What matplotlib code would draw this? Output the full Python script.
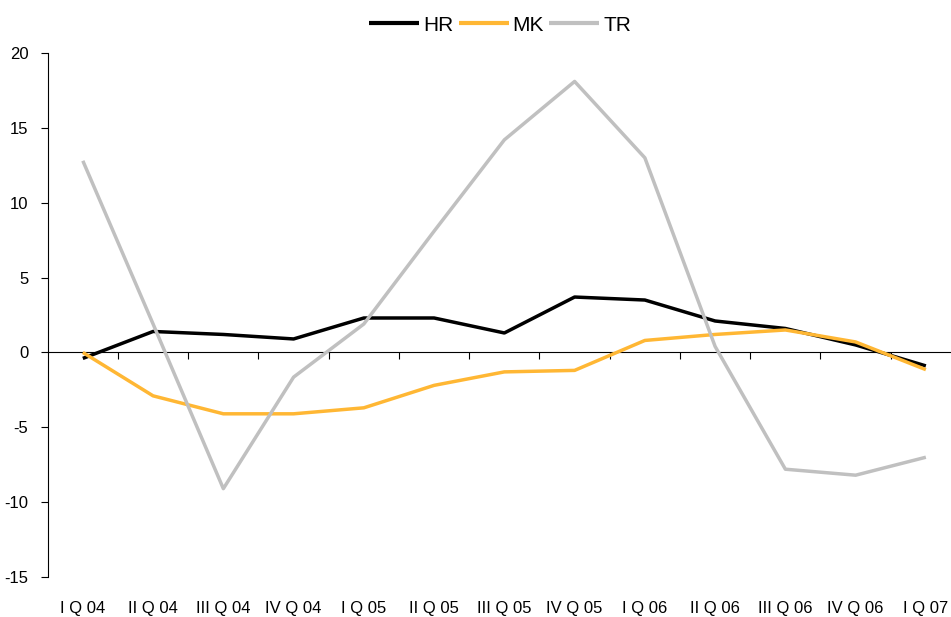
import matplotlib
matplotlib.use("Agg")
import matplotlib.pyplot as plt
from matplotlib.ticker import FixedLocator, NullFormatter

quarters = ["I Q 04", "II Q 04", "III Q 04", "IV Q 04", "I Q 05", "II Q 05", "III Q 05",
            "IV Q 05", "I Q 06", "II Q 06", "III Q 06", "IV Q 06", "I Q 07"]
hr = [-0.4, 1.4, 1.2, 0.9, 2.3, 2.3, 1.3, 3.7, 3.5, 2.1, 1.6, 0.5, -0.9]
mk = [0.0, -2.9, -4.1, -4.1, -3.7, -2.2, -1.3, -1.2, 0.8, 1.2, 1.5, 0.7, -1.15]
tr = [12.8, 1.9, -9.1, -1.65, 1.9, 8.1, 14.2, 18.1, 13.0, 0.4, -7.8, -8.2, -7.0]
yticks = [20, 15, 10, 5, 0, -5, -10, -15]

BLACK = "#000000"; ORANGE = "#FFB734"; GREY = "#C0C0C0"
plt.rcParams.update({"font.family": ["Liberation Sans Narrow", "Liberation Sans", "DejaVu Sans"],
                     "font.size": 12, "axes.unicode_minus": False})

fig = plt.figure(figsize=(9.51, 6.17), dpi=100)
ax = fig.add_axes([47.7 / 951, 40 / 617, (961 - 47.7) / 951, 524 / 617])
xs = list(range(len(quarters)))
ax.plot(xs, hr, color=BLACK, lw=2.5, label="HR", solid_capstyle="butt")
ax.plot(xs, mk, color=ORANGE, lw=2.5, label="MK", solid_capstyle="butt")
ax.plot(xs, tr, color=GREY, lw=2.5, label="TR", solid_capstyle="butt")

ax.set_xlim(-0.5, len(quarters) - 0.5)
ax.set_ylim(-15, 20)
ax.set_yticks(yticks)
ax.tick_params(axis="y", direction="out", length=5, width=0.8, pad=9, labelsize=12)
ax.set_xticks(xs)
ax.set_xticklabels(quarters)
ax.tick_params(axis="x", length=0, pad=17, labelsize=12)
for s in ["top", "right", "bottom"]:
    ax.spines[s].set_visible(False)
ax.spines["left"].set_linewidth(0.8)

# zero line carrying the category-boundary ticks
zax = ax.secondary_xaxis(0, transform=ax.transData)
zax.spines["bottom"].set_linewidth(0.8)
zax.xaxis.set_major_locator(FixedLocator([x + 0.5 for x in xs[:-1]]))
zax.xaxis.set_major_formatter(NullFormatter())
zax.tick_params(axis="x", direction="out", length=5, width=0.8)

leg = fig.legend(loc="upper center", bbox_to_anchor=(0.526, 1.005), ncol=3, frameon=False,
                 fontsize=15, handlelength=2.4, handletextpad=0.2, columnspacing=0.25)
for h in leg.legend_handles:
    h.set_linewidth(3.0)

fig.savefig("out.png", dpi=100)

--------------------------------

▶ **YOUR OBJECTIVE**
Copy the material above exactly and drop the pictures.

▶ **RESULT**
What matplotlib code would draw this? Output the full Python script.
import matplotlib
matplotlib.use("Agg")
import matplotlib.pyplot as plt
from matplotlib.ticker import FixedLocator, NullFormatter

quarters = ["I Q 04", "II Q 04", "III Q 04", "IV Q 04", "I Q 05", "II Q 05", "III Q 05",
            "IV Q 05", "I Q 06", "II Q 06", "III Q 06", "IV Q 06", "I Q 07"]
hr = [-0.4, 1.4, 1.2, 0.9, 2.3, 2.3, 1.3, 3.7, 3.5, 2.1, 1.6, 0.5, -0.9]
mk = [0.0, -2.9, -4.1, -4.1, -3.7, -2.2, -1.3, -1.2, 0.8, 1.2, 1.5, 0.7, -1.15]
tr = [12.8, 1.9, -9.1, -1.65, 1.9, 8.1, 14.2, 18.1, 13.0, 0.4, -7.8, -8.2, -7.0]
yticks = [20, 15, 10, 5, 0, -5, -10, -15]

BLACK = "#000000"; ORANGE = "#FFB734"; GREY = "#C0C0C0"
plt.rcParams.update({"font.family": ["Liberation Sans Narrow", "Liberation Sans", "DejaVu Sans"],
                     "font.size": 12, "axes.unicode_minus": False})

fig = plt.figure(figsize=(9.51, 6.17), dpi=100)
ax = fig.add_axes([47.7 / 951, 40 / 617, (961 - 47.7) / 951, 524 / 617])
xs = list(range(len(quarters)))
ax.plot(xs, hr, color=BLACK, lw=2.5, label="HR", solid_capstyle="butt")
ax.plot(xs, mk, color=ORANGE, lw=2.5, label="MK", solid_capstyle="butt")
ax.plot(xs, tr, color=GREY, lw=2.5, label="TR", solid_capstyle="butt")

ax.set_xlim(-0.5, len(quarters) - 0.5)
ax.set_ylim(-15, 20)
ax.set_yticks(yticks)
ax.tick_params(axis="y", direction="out", length=5, width=0.8, pad=9, labelsize=12)
ax.set_xticks(xs)
ax.set_xticklabels(quarters)
ax.tick_params(axis="x", length=0, pad=17, labelsize=12)
for s in ["top", "right", "bottom"]:
    ax.spines[s].set_visible(False)
ax.spines["left"].set_linewidth(0.8)

# zero line carrying the category-boundary ticks
zax = ax.secondary_xaxis(0, transform=ax.transData)
zax.spines["bottom"].set_linewidth(0.8)
zax.xaxis.set_major_locator(FixedLocator([x + 0.5 for x in xs[:-1]]))
zax.xaxis.set_major_formatter(NullFormatter())
zax.tick_params(axis="x", direction="out", length=5, width=0.8)

leg = fig.legend(loc="upper center", bbox_to_anchor=(0.526, 1.005), ncol=3, frameon=False,
                 fontsize=15, handlelength=2.4, handletextpad=0.2, columnspacing=0.25)
for h in leg.legend_handles:
    h.set_linewidth(3.0)

fig.savefig("out.png", dpi=100)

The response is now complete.